Task brief: Reproduce the data exactly and drop any pictures it holds.

Given information:

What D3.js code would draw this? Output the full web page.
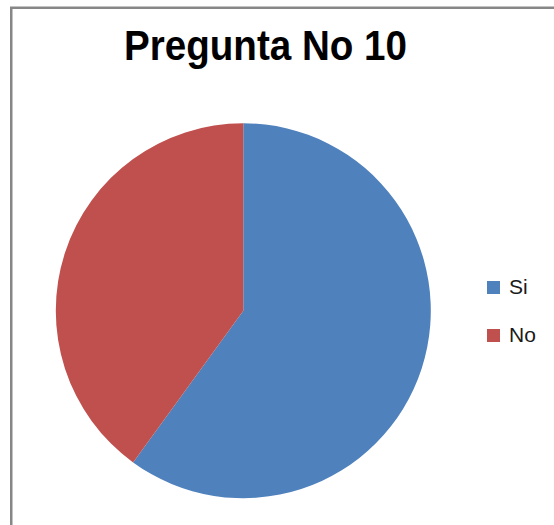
<!DOCTYPE html>
<html lang="es">
<head>
<meta charset="UTF-8">
<title>Pregunta No 10</title>
<script src="https://d3js.org/d3.v7.min.js"></script>
<style>
  body { margin: 0; background: #fff; }
  svg { display: block; }
</style>
</head>
<body>
<svg id="chart" width="554" height="525"></svg>

<script>
// datos
var categorias = ["Si", "No"];
var valores = [60, 40];
var colores = ["#4f81bd", "#c0504d"];
var titulo = "Pregunta No 10";

var svg = d3.select("#chart"),
    width = +svg.attr("width"),
    height = +svg.attr("height");

// marco gris (se corta a la derecha y abajo)
svg.append("rect")
    .attr("x", 11.25)
    .attr("y", 7.75)
    .attr("width", 600)
    .attr("height", 600)
    .attr("fill", "none")
    .attr("stroke", "#878787")
    .attr("stroke-width", 2.5);

// titulo
svg.append("text")
    .attr("x", 265.5)
    .attr("y", 60)
    .attr("text-anchor", "middle")
    .attr("textLength", 283)
    .attr("lengthAdjust", "spacingAndGlyphs")
    .style("font-family", "'Liberation Sans', Arial, sans-serif")
    .style("font-weight", "bold")
    .style("font-size", "43px")
    .style("fill", "#000")
    .text(titulo);

var color = d3.scaleOrdinal()
    .domain(categorias)
    .range(colores);

var datos = categorias.map(function(c, i) { return { cat: c, val: valores[i] }; });

var pie = d3.pie()
    .sort(null)
    .value(function(d) { return d.val; });

var arc = d3.arc()
    .innerRadius(0)
    .outerRadius(187.5);

var g = svg.append("g")
    .attr("transform", "translate(243.3,310.7)");

g.selectAll("path")
  .data(pie(datos))
  .enter()
  .append("path")
    .attr("d", arc)
    .attr("fill", function(d) { return color(d.data.cat); });

// leyenda
var ley = d3.scaleBand()
    .domain(categorias)
    .range([274, 370])
    .paddingInner(0);

var items = svg.selectAll("g.ley")
  .data(categorias)
  .enter()
  .append("g")
    .attr("class", "ley")
    .attr("transform", function(d) { return "translate(487," + ley(d) + ")"; });

items.append("rect")
    .attr("x", 0)
    .attr("y", 7)
    .attr("width", 13)
    .attr("height", 13)
    .attr("fill", function(d) { return color(d); });

items.append("text")
    .attr("x", 22)
    .attr("y", 19.5)
    .style("font-family", "'Liberation Sans', Arial, sans-serif")
    .style("font-size", "21px")
    .style("fill", "#1a1a1a")
    .text(function(d) { return d; });
</script>
</body>
</html>
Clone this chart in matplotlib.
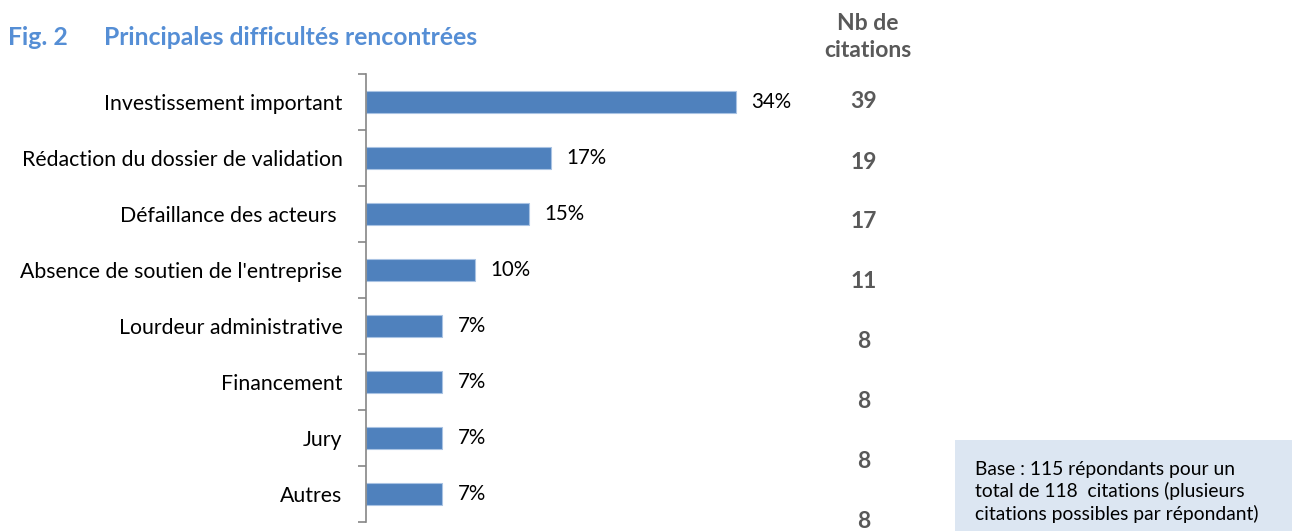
import matplotlib.pyplot as plt
from matplotlib.patches import Rectangle

categories = [
    "Investissement important",
    "Rédaction du dossier de validation",
    "Défaillance des acteurs ",
    "Absence de soutien de l'entreprise",
    "Lourdeur administrative",
    "Financement",
    "Jury",
    "Autres",
]
percent = [34, 17, 15, 10, 7, 7, 7, 7]
citations = [39, 19, 17, 11, 8, 8, 8, 8]

plt.rcParams['font.family'] = ['Lato', 'DejaVu Sans']

W, H = 1292, 531
fig = plt.figure(figsize=(W / 100, H / 100), dpi=100)


def fx(px):
    return px / W


def fy(py):
    return 1 - py / H


ax = fig.add_axes([fx(366), fy(522), fx(910) - fx(366), fy(74) - fy(522)])

n = len(categories)
ypos = list(range(n))
ax.barh(ypos, percent, height=0.39, color="#4F81BD", edgecolor="#A9C3E3", linewidth=0.8)
ax.set_ylim(n - 0.5, -0.5)
ax.set_xlim(0, 50)

for y, v in zip(ypos, percent):
    ax.text(v + 1.4, y, f"{v}%", va="center", ha="left", fontsize=14.8, color="black")

ax.set_yticks([i - 0.5 for i in range(n + 1)])
ax.set_yticklabels([])
ax.set_yticks(ypos, minor=True)
ax.set_yticklabels(categories, minor=True, fontsize=15.3)
ax.tick_params(axis="y", which="minor", length=0, pad=17)
ax.tick_params(axis="y", which="major", length=6, color="#868686", width=1.2)
ax.set_xticks([])
for s in ["top", "right", "bottom"]:
    ax.spines[s].set_visible(False)
ax.spines["left"].set_color("#868686")
ax.spines["left"].set_linewidth(1.2)

# title
fig.text(fx(8), fy(37), "Fig. 2", fontsize=17.8, fontweight="bold", color="#558ED5", va="center")
fig.text(fx(104), fy(37), "Principales difficultés rencontrées", fontsize=17.8,
         fontweight="bold", color="#558ED5", va="center")

# citations column
fig.text(fx(868), fy(37), "Nb de\ncitations", fontsize=16.5, fontweight="bold",
         color="#595959", ha="center", va="center", linespacing=1.3)
for i, c in enumerate(citations):
    fig.text(fx(864), fy(102 + 60 * i), str(c), fontsize=16.5, fontweight="bold",
             color="#595959", ha="center", va="center")

# note box
fig.patches.append(Rectangle((fx(955), 0), 1 - fx(955), fy(440), transform=fig.transFigure,
                             facecolor="#DCE6F2", edgecolor="none"))
fig.text(fx(975), fy(492), "Base : 115 répondants pour un\ntotal de 118  citations (plusieurs\n"
         "citations possibles par répondant)", fontsize=13.9, color="black",
         va="center", ha="left", linespacing=1.3)

fig.savefig("out.png", dpi=100)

Exercise solution:
What D3.js code would draw this? Output the full web page.
<!DOCTYPE html>
<html lang="es">
<head>
<meta charset="UTF-8">
<title>Pregunta No 10</title>
<script src="https://d3js.org/d3.v7.min.js"></script>
<style>
  body { margin: 0; background: #fff; }
  svg { display: block; }
</style>
</head>
<body>
<svg id="chart" width="554" height="525"></svg>

<script>
// datos
var categorias = ["Si", "No"];
var valores = [60, 40];
var colores = ["#4f81bd", "#c0504d"];
var titulo = "Pregunta No 10";

var svg = d3.select("#chart"),
    width = +svg.attr("width"),
    height = +svg.attr("height");

// marco gris (se corta a la derecha y abajo)
svg.append("rect")
    .attr("x", 11.25)
    .attr("y", 7.75)
    .attr("width", 600)
    .attr("height", 600)
    .attr("fill", "none")
    .attr("stroke", "#878787")
    .attr("stroke-width", 2.5);

// titulo
svg.append("text")
    .attr("x", 265.5)
    .attr("y", 60)
    .attr("text-anchor", "middle")
    .attr("textLength", 283)
    .attr("lengthAdjust", "spacingAndGlyphs")
    .style("font-family", "'Liberation Sans', Arial, sans-serif")
    .style("font-weight", "bold")
    .style("font-size", "43px")
    .style("fill", "#000")
    .text(titulo);

var color = d3.scaleOrdinal()
    .domain(categorias)
    .range(colores);

var datos = categorias.map(function(c, i) { return { cat: c, val: valores[i] }; });

var pie = d3.pie()
    .sort(null)
    .value(function(d) { return d.val; });

var arc = d3.arc()
    .innerRadius(0)
    .outerRadius(187.5);

var g = svg.append("g")
    .attr("transform", "translate(243.3,310.7)");

g.selectAll("path")
  .data(pie(datos))
  .enter()
  .append("path")
    .attr("d", arc)
    .attr("fill", function(d) { return color(d.data.cat); });

// leyenda
var ley = d3.scaleBand()
    .domain(categorias)
    .range([274, 370])
    .paddingInner(0);

var items = svg.selectAll("g.ley")
  .data(categorias)
  .enter()
  .append("g")
    .attr("class", "ley")
    .attr("transform", function(d) { return "translate(487," + ley(d) + ")"; });

items.append("rect")
    .attr("x", 0)
    .attr("y", 7)
    .attr("width", 13)
    .attr("height", 13)
    .attr("fill", function(d) { return color(d); });

items.append("text")
    .attr("x", 22)
    .attr("y", 19.5)
    .style("font-family", "'Liberation Sans', Arial, sans-serif")
    .style("font-size", "21px")
    .style("fill", "#1a1a1a")
    .text(function(d) { return d; });
</script>
</body>
</html>
Clone this chart in matplotlib.
import matplotlib.pyplot as plt
from matplotlib.patches import Rectangle

categories = [
    "Investissement important",
    "Rédaction du dossier de validation",
    "Défaillance des acteurs ",
    "Absence de soutien de l'entreprise",
    "Lourdeur administrative",
    "Financement",
    "Jury",
    "Autres",
]
percent = [34, 17, 15, 10, 7, 7, 7, 7]
citations = [39, 19, 17, 11, 8, 8, 8, 8]

plt.rcParams['font.family'] = ['Lato', 'DejaVu Sans']

W, H = 1292, 531
fig = plt.figure(figsize=(W / 100, H / 100), dpi=100)


def fx(px):
    return px / W


def fy(py):
    return 1 - py / H


ax = fig.add_axes([fx(366), fy(522), fx(910) - fx(366), fy(74) - fy(522)])

n = len(categories)
ypos = list(range(n))
ax.barh(ypos, percent, height=0.39, color="#4F81BD", edgecolor="#A9C3E3", linewidth=0.8)
ax.set_ylim(n - 0.5, -0.5)
ax.set_xlim(0, 50)

for y, v in zip(ypos, percent):
    ax.text(v + 1.4, y, f"{v}%", va="center", ha="left", fontsize=14.8, color="black")

ax.set_yticks([i - 0.5 for i in range(n + 1)])
ax.set_yticklabels([])
ax.set_yticks(ypos, minor=True)
ax.set_yticklabels(categories, minor=True, fontsize=15.3)
ax.tick_params(axis="y", which="minor", length=0, pad=17)
ax.tick_params(axis="y", which="major", length=6, color="#868686", width=1.2)
ax.set_xticks([])
for s in ["top", "right", "bottom"]:
    ax.spines[s].set_visible(False)
ax.spines["left"].set_color("#868686")
ax.spines["left"].set_linewidth(1.2)

# title
fig.text(fx(8), fy(37), "Fig. 2", fontsize=17.8, fontweight="bold", color="#558ED5", va="center")
fig.text(fx(104), fy(37), "Principales difficultés rencontrées", fontsize=17.8,
         fontweight="bold", color="#558ED5", va="center")

# citations column
fig.text(fx(868), fy(37), "Nb de\ncitations", fontsize=16.5, fontweight="bold",
         color="#595959", ha="center", va="center", linespacing=1.3)
for i, c in enumerate(citations):
    fig.text(fx(864), fy(102 + 60 * i), str(c), fontsize=16.5, fontweight="bold",
             color="#595959", ha="center", va="center")

# note box
fig.patches.append(Rectangle((fx(955), 0), 1 - fx(955), fy(440), transform=fig.transFigure,
                             facecolor="#DCE6F2", edgecolor="none"))
fig.text(fx(975), fy(492), "Base : 115 répondants pour un\ntotal de 118  citations (plusieurs\n"
         "citations possibles par répondant)", fontsize=13.9, color="black",
         va="center", ha="left", linespacing=1.3)

fig.savefig("out.png", dpi=100)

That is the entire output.